Today, tattoos are widely recognized and accepted in almost all professional and social spaces, but despite their deep African roots, people of color are continually marginalized and excluded within the Western tattoo culture. When tattoo artists finish their training (the education primarily focuses on brighter-toned complexions), most limit themselves to tattooing light skin. They believe it best showcases their work and affords the ability to see every detail, so they go as far as lightening portfolio images and turning people away, preserving myths about why tattooing on darker skin is problematic.

These discriminating practices have created an industry that is overwhelmingly dominated by whites and those with light skin, but Tann Parker, founder of Ink the Diaspora (a tremendously helpful Instagram platform on how to navigate the exclusionary and racist tattoo industry), is changing that.

Parker, a Brooklyn-based artist and consultant (who uses they/them pronouns) launched the social network in 2017 when they saw a great need to cultivate what is now one of the largest communities for “tattoo collectors” interested in the art of tattooing on Black and brown skin. It centers around the significance of being seen: important information on locating artists who are skilled and accustomed to working on darker-hued complexions, where to find educational tools, and events that focus on eradicating exclusion, like the virtual panel titled It Cuts Deep: Understanding Colorism as a Weapon in Tattooing.

Prior to brainstorming and rolling out Ink the Diaspora, Parker immersed themselves in tattooing’s history for communities of color, which stirred up feelings about their own personal connections with body modification. While the desire to get new tattoos for many people after receiving their first is inevitable, so is the insular nature of the tattoo industry. In the United States, it is notoriously controlled by cisgender, heterosexual white men who aren’t always noted for promoting comfortable spaces for those who don’t look like them. In Parker’s experience, not only is it common to see people with only white and light skin when viewing an artist’s portfolio, but connecting with one on a creative level who understands and honors various lifestyles and body types (the industry typically features slimmer physiques) – and who is proficient in tattooing on medium to deep skin is nearly impossible to find in certain parts of the country. 

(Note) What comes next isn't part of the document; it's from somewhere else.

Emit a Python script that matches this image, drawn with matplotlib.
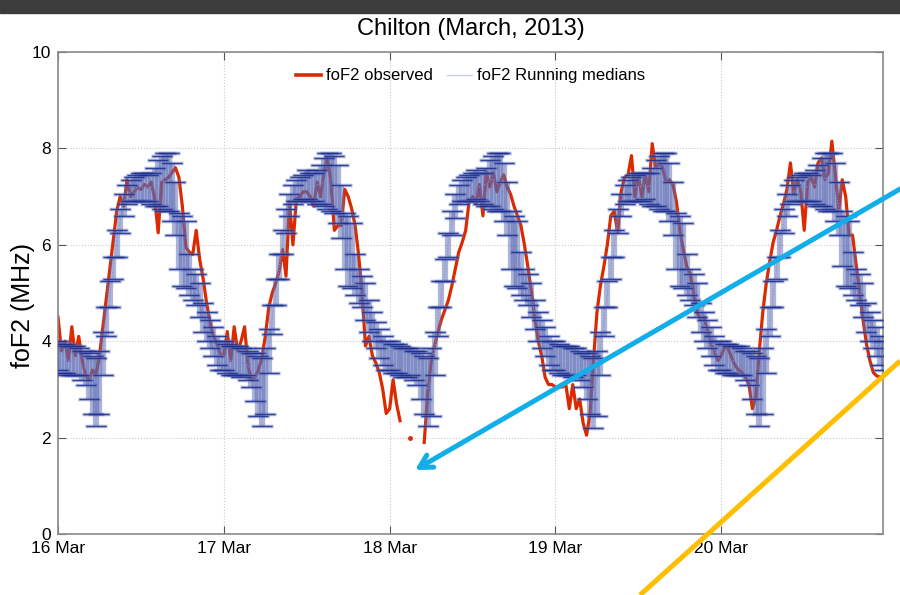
import numpy as np
import matplotlib
matplotlib.use("Agg")
import matplotlib.pyplot as plt
from matplotlib.lines import Line2D
from matplotlib.patches import Rectangle, FancyArrowPatch

nan = np.nan

# ---- data: Chilton foF2, half-hourly samples (MHz) ----
first_day = 16
samples_per_day = 48
day_ticks = [16, 17, 18, 19, 20]
day_labels = ["16 Mar", "17 Mar", "18 Mar", "19 Mar", "20 Mar"]

fof2_16 = [4.50, 3.80, 4.00, 3.60, 4.30, 3.70, 4.10, 3.60, 3.30, 3.20, 3.40, 3.30,
           3.70, 4.30, 4.90, 5.50, 6.10, 6.70, 7.00, 6.80, 7.35, 7.00, 7.10, 7.20,
           7.15, 7.25, 7.20, 7.30, 6.95, 6.25, 7.30, 7.35, 7.40, 7.50, 7.60, 7.40,
           6.80, 5.95, 5.85, 5.80, 6.30, 5.70, 5.30, 4.80, 4.40, 4.10, 3.95, 3.70]
fof2_17 = [3.70, 4.20, 3.60, 4.30, 3.80, 4.00, 4.30, 3.50, 3.20, 3.25, 3.40, 3.65,
           4.10, 4.70, 5.00, 5.20, 5.45, 5.90, 5.35, 6.90, 6.00, 6.95, 7.00, 7.10,
           7.10, 7.00, 6.80, 7.30, 7.00, 7.50, 7.80, 7.30, 6.30, 6.40, 6.40, 7.15,
           7.00, 6.75, 6.40, 5.80, 5.00, 3.90, 4.10, 3.70, 3.55, 3.35, 3.00, 2.50]
fof2_18 = [2.60, 3.20, 2.70, 2.35, nan, nan, 2.00, nan, nan, nan, 1.90, 2.90,
           3.55, 3.90, 4.20, 4.45, 4.65, 4.85, 5.15, 5.50, 5.85, 6.05, 6.30, 6.90,
           7.00, 6.85, 7.25, 6.60, 7.50, 7.20, 7.50, 7.10, 7.30, 7.45, 7.20, 7.05,
           6.80, 6.60, 6.40, 6.00, 5.55, 5.05, 4.50, 4.00, 3.70, 3.25, 3.10, 3.10]
fof2_19 = [3.05, 3.05, 3.05, 3.10, 2.60, 3.10, 2.60, 2.80, 2.30, 2.05, 2.50, 3.60,
           4.60, 5.15, 5.55, 6.00, 6.60, 6.70, 6.25, 7.10, 7.40, 7.45, 7.85, 7.00,
           7.45, 7.00, 7.45, 7.10, 8.10, 7.60, 7.70, 7.60, 7.30, 7.35, 7.25, 6.90,
           6.30, 5.90, 5.55, 5.40, 5.00, 4.60, 4.45, 4.50, 4.20, 3.95, 3.80, 3.60]
fof2_20 = [3.70, 3.90, 3.85, 3.65, 3.50, 3.40, 3.35, 3.25, 3.10, 2.60, 2.85, 3.80,
           4.60, 5.20, 5.65, 6.05, 6.30, 6.60, 6.85, 7.15, 7.70, 7.05, 7.35, 7.10,
           6.30, 7.30, 7.40, 7.20, 7.70, 7.80, 7.35, 7.50, 8.15, 7.45, 6.70, 7.35,
           7.00, 6.20, 6.20, 5.60, 5.05, 4.45, 3.95, 3.60, 3.35, 3.28, 3.25, 3.25]

# running medians (median, lower and upper bounds) per half hour
med_16 = [3.70, 3.65, 3.65, 3.60, 3.60, 3.60, 3.55, 3.50, 3.45, 3.30, 3.10, 3.00,
          3.15, 3.75, 4.40, 4.95, 5.50, 6.00, 6.50, 6.85, 7.05, 7.10, 7.15, 7.20,
          7.20, 7.20, 7.20, 7.20, 7.25, 7.30, 7.35, 7.30, 7.30, 7.10, 6.80, 6.10,
          5.90, 5.70, 5.30, 5.15, 5.05, 4.85, 4.55, 4.35, 4.15, 4.00, 3.80, 3.70]
lo_16 = [3.40, 3.35, 3.35, 3.30, 3.30, 3.30, 3.30, 3.20, 3.10, 2.80, 2.50, 2.25,
         2.50, 3.30, 4.10, 4.70, 5.30, 5.75, 6.25, 6.60, 6.85, 6.90, 6.90, 6.90,
         6.90, 6.90, 6.90, 6.85, 6.80, 6.80, 6.75, 6.70, 6.70, 6.50, 6.20, 5.50,
         5.15, 5.10, 4.95, 4.85, 4.75, 4.50, 4.20, 4.00, 3.85, 3.70, 3.50, 3.40]
hi_16 = [4.00, 3.95, 3.95, 3.90, 3.90, 3.90, 3.85, 3.80, 3.80, 3.75, 3.70, 3.65,
         3.80, 4.20, 4.70, 5.25, 5.75, 6.30, 6.75, 7.05, 7.25, 7.35, 7.40, 7.45,
         7.50, 7.50, 7.45, 7.50, 7.60, 7.75, 7.85, 7.90, 7.90, 7.70, 7.30, 6.65,
         6.60, 6.50, 5.80, 5.50, 5.40, 5.20, 4.80, 4.60, 4.45, 4.30, 4.10, 4.00]

med_17 = [3.70, 3.65, 3.60, 3.60, 3.60, 3.55, 3.55, 3.50, 3.40, 3.25, 3.05, 3.00,
          3.20, 3.80, 4.45, 5.00, 5.50, 6.05, 6.50, 6.85, 7.00, 7.10, 7.15, 7.20,
          7.25, 7.20, 7.20, 7.25, 7.25, 7.30, 7.40, 7.35, 7.30, 7.05, 6.75, 6.10,
          5.85, 5.70, 5.30, 5.10, 5.00, 4.80, 4.55, 4.30, 4.10, 3.95, 3.80, 3.70]
lo_17 = [3.40, 3.35, 3.30, 3.30, 3.30, 3.25, 3.30, 3.20, 3.05, 2.75, 2.45, 2.25,
         2.50, 3.35, 4.15, 4.75, 5.30, 5.80, 6.25, 6.60, 6.85, 6.90, 6.90, 6.95,
         6.95, 6.90, 6.90, 6.85, 6.85, 6.80, 6.75, 6.70, 6.65, 6.45, 6.15, 5.50,
         5.15, 5.10, 4.95, 4.80, 4.70, 4.45, 4.20, 4.00, 3.85, 3.65, 3.50, 3.40]
hi_17 = [4.00, 3.95, 3.90, 3.90, 3.90, 3.85, 3.85, 3.80, 3.75, 3.75, 3.70, 3.65,
         3.85, 4.25, 4.75, 5.30, 5.80, 6.30, 6.75, 7.05, 7.25, 7.35, 7.40, 7.45,
         7.55, 7.50, 7.50, 7.55, 7.65, 7.80, 7.90, 7.90, 7.85, 7.65, 7.25, 6.65,
         6.60, 6.45, 5.80, 5.50, 5.35, 5.20, 4.85, 4.60, 4.40, 4.25, 4.10, 4.00]

med_18 = [3.70, 3.65, 3.65, 3.60, 3.55, 3.55, 3.55, 3.50, 3.45, 3.25, 3.10, 3.00,
          3.20, 3.80, 4.40, 4.95, 5.45, 6.00, 6.45, 6.80, 7.05, 7.10, 7.15, 7.20,
          7.20, 7.25, 7.20, 7.25, 7.25, 7.35, 7.35, 7.35, 7.30, 7.10, 6.80, 6.15,
          5.90, 5.70, 5.30, 5.15, 5.05, 4.85, 4.60, 4.35, 4.15, 4.00, 3.80, 3.70]
lo_18 = [3.40, 3.35, 3.35, 3.30, 3.25, 3.25, 3.30, 3.20, 3.10, 2.80, 2.50, 2.25,
         2.45, 3.30, 4.10, 4.70, 5.25, 5.75, 6.20, 6.55, 6.85, 6.90, 6.90, 6.90,
         6.90, 6.95, 6.90, 6.85, 6.80, 6.80, 6.75, 6.70, 6.70, 6.50, 6.20, 5.50,
         5.15, 5.10, 4.95, 4.85, 4.75, 4.50, 4.25, 4.00, 3.85, 3.70, 3.50, 3.40]
hi_18 = [4.00, 3.95, 3.95, 3.90, 3.85, 3.85, 3.85, 3.80, 3.80, 3.75, 3.70, 3.65,
         3.85, 4.20, 4.70, 5.25, 5.70, 6.25, 6.70, 7.05, 7.25, 7.35, 7.40, 7.45,
         7.50, 7.55, 7.50, 7.50, 7.60, 7.75, 7.85, 7.90, 7.90, 7.70, 7.30, 6.70,
         6.60, 6.50, 5.85, 5.50, 5.40, 5.20, 4.85, 4.60, 4.45, 4.30, 4.10, 4.00]

med_19 = [3.70, 3.65, 3.60, 3.60, 3.60, 3.55, 3.55, 3.50, 3.40, 3.30, 3.10, 3.00,
          3.15, 3.75, 4.40, 4.95, 5.50, 6.00, 6.50, 6.85, 7.05, 7.10, 7.15, 7.20,
          7.20, 7.20, 7.25, 7.20, 7.25, 7.30, 7.35, 7.35, 7.30, 7.10, 6.80, 6.10,
          5.90, 5.65, 5.30, 5.15, 5.05, 4.85, 4.55, 4.35, 4.15, 4.00, 3.80, 3.70]
lo_19 = [3.40, 3.35, 3.30, 3.30, 3.30, 3.25, 3.30, 3.20, 3.05, 2.80, 2.50, 2.20,
         2.45, 3.30, 4.10, 4.70, 5.30, 5.75, 6.25, 6.60, 6.85, 6.90, 6.90, 6.90,
         6.90, 6.90, 6.95, 6.85, 6.80, 6.80, 6.75, 6.70, 6.70, 6.50, 6.20, 5.50,
         5.15, 5.10, 4.95, 4.85, 4.75, 4.50, 4.20, 4.00, 3.85, 3.70, 3.50, 3.40]
hi_19 = [4.00, 3.95, 3.90, 3.90, 3.90, 3.85, 3.85, 3.80, 3.75, 3.75, 3.70, 3.65,
         3.80, 4.20, 4.70, 5.25, 5.75, 6.30, 6.75, 7.05, 7.25, 7.35, 7.40, 7.45,
         7.50, 7.50, 7.50, 7.50, 7.60, 7.75, 7.85, 7.90, 7.90, 7.70, 7.30, 6.65,
         6.60, 6.45, 5.80, 5.50, 5.40, 5.20, 4.80, 4.60, 4.45, 4.30, 4.10, 4.00]

med_20 = [3.70, 3.65, 3.65, 3.60, 3.60, 3.60, 3.55, 3.50, 3.45, 3.30, 3.10, 3.00,
          3.20, 3.80, 4.40, 4.95, 5.50, 6.00, 6.50, 6.85, 7.05, 7.10, 7.15, 7.20,
          7.20, 7.20, 7.20, 7.25, 7.25, 7.30, 7.40, 7.35, 7.30, 7.10, 6.80, 6.15,
          5.90, 5.70, 5.35, 5.15, 5.05, 4.85, 4.55, 4.35, 4.15, 4.00, 3.80, 3.70]
lo_20 = [3.40, 3.35, 3.35, 3.30, 3.30, 3.30, 3.30, 3.20, 3.10, 2.80, 2.50, 2.25,
         2.50, 3.35, 4.10, 4.70, 5.30, 5.75, 6.25, 6.60, 6.85, 6.90, 6.90, 6.90,
         6.90, 6.90, 6.90, 6.85, 6.80, 6.80, 6.75, 6.70, 6.70, 6.50, 6.20, 5.55,
         5.15, 5.10, 4.95, 4.85, 4.75, 4.50, 4.20, 4.00, 3.85, 3.70, 3.50, 3.40]
hi_20 = [4.00, 3.95, 3.95, 3.90, 3.90, 3.90, 3.85, 3.80, 3.80, 3.75, 3.70, 3.65,
         3.85, 4.25, 4.70, 5.25, 5.75, 6.30, 6.75, 7.05, 7.25, 7.35, 7.40, 7.45,
         7.50, 7.50, 7.45, 7.55, 7.65, 7.80, 7.90, 7.90, 7.90, 7.70, 7.30, 6.70,
         6.60, 6.50, 5.85, 5.50, 5.40, 5.20, 4.80, 4.60, 4.45, 4.30, 4.10, 4.00]

observed = np.array(fof2_16 + fof2_17 + fof2_18 + fof2_19 + fof2_20)
median = np.array(med_16 + med_17 + med_18 + med_19 + med_20)
lower = np.array(lo_16 + lo_17 + lo_18 + lo_19 + lo_20)
upper = np.array(hi_16 + hi_17 + hi_18 + hi_19 + hi_20)
t_obs = first_day + np.arange(len(observed)) / samples_per_day
t_med = first_day + np.arange(len(median)) / samples_per_day

# ---- style ----
plt.rcParams["font.family"] = ["Liberation Sans", "DejaVu Sans"]

fig = plt.figure(figsize=(9.0, 5.95), dpi=100)
ax = fig.add_axes([58 / 900, 61 / 595, 825 / 900, 482 / 595])

red = "#DC2A00"
band = "#5a6ab5"
cap_col = "#1f2f8f"

# observed foF2
ax.plot(t_obs, observed, color=red, lw=2.3, solid_joinstyle="round", zorder=2)
isolated = np.isfinite(observed) & ~np.isfinite(np.roll(observed, 1)) & ~np.isfinite(np.roll(observed, -1))
ax.plot(t_obs[isolated], observed[isolated], "o", color=red, ms=2.5, zorder=2)

yerr = [median - lower, upper - median]
# running medians: translucent spread bars with soft caps
ax.errorbar(t_med, median, yerr=yerr, fmt="none", ecolor=band, alpha=0.5,
            elinewidth=4.5, capsize=8, capthick=2.5, zorder=3)
ax.plot(t_med, median, ls=":", color="#8f99d0", lw=0.8, zorder=3)
# dark caps on the spread limits
_, caps, stems = ax.errorbar(t_med, median, yerr=yerr, fmt="none",
                             ecolor=cap_col, elinewidth=0.3, capsize=7.5, capthick=0.9,
                             zorder=4)
for s in stems:
    s.set_alpha(0.2)
for c in caps:
    c.set_alpha(0.85)

ax.set_xlim(16, 20.975)
ax.set_ylim(0, 10)
ax.set_xticks(day_ticks)
ax.set_xticklabels(day_labels)
ax.set_yticks([0, 2, 4, 6, 8, 10])
ax.tick_params(direction="in", length=6, width=0.8, color="#555555",
               top=True, right=True, labelsize=12.5, pad=5)
ax.grid(True, ls=":", color="#c8c8c8", lw=0.8)
for s in ax.spines.values():
    s.set_color("#8a8a8a")
    s.set_linewidth(1.2)

ax.set_title("Chilton (March, 2013)", fontsize=17, pad=12)
ax.set_ylabel("foF2 (MHz)", fontsize=18, va="center")
ax.yaxis.set_label_coords(-0.043, 0.475)

handles = [Line2D([], [], color=red, lw=2.6),
           Line2D([], [], color="#c9cde8", lw=1.0)]
ax.legend(handles, ["foF2 observed", "foF2 Running medians"], loc="upper center",
          bbox_to_anchor=(0.5, 0.997), ncol=2, frameon=False, fontsize=12,
          handlelength=1.5, handletextpad=0.3, columnspacing=0.8)

# overlay: header band and pointer strokes
W, H = 900.0, 595.0
fig.add_artist(Rectangle((0, 1 - 13 / H), 1, 13 / H, transform=fig.transFigure,
                         color="#3c3c3c", zorder=10))
fig.add_artist(FancyArrowPatch((900 / W, 1 - 189 / H), (415 / W, 1 - 470 / H),
                               transform=fig.transFigure, arrowstyle="->,head_length=9,head_width=5",
                               color="#12AEEA", lw=3.6, zorder=10, shrinkA=0, shrinkB=0))
fig.add_artist(Line2D([640 / W, 900 / W], [1 - 595 / H, 1 - 361 / H], transform=fig.transFigure,
                      color="#FFBF00", lw=3.6, zorder=10, solid_capstyle="butt"))

fig.savefig("out.png", dpi=100)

Although the industry has evolved from a back-alley activity to a global, multi-billion-dollar entity, complete with studios that look more like art galleries than the dive-like sitting rooms gone past, its environment remains the same. For a nonbinary, dark-skinned Black person, Parker has experienced their fair share of encounters with unprofessional tattoo artists who maintain racist misconceptions about the difficulties of working with dark skin, those often backed by mainstream media: it’s prone to scarring and keloids, doesn’t take color well or the artwork becomes less detailed. 

However, through Ink the Diaspora, they challenge the notion that darker skin isn’t the issue; it’s artists’ lack of exposure to people of all skin tones. They encourage artists to become full-rounded creators who won’t discriminate against individuals with features that don’t fit the “ideal tattoo canvas” – and to understand that different types of skin will require different attention to detail, color and size. The platform is flooded with stunning posts of tattoos executed on darker skin tones, proving it is possible to present vibrant color and detail on Black and brown bodies.

Parker is the mastermind behind the site, but the community plays an equal part in framing what is shown on its feed, something they greatly encourage in order to gauge what their users might need going forward.

“Community has a purpose, whether it’s protecting one another or coming together in terms of nourishment,” they shared in an interview with Allure. “It always serves others and not just ourselves.”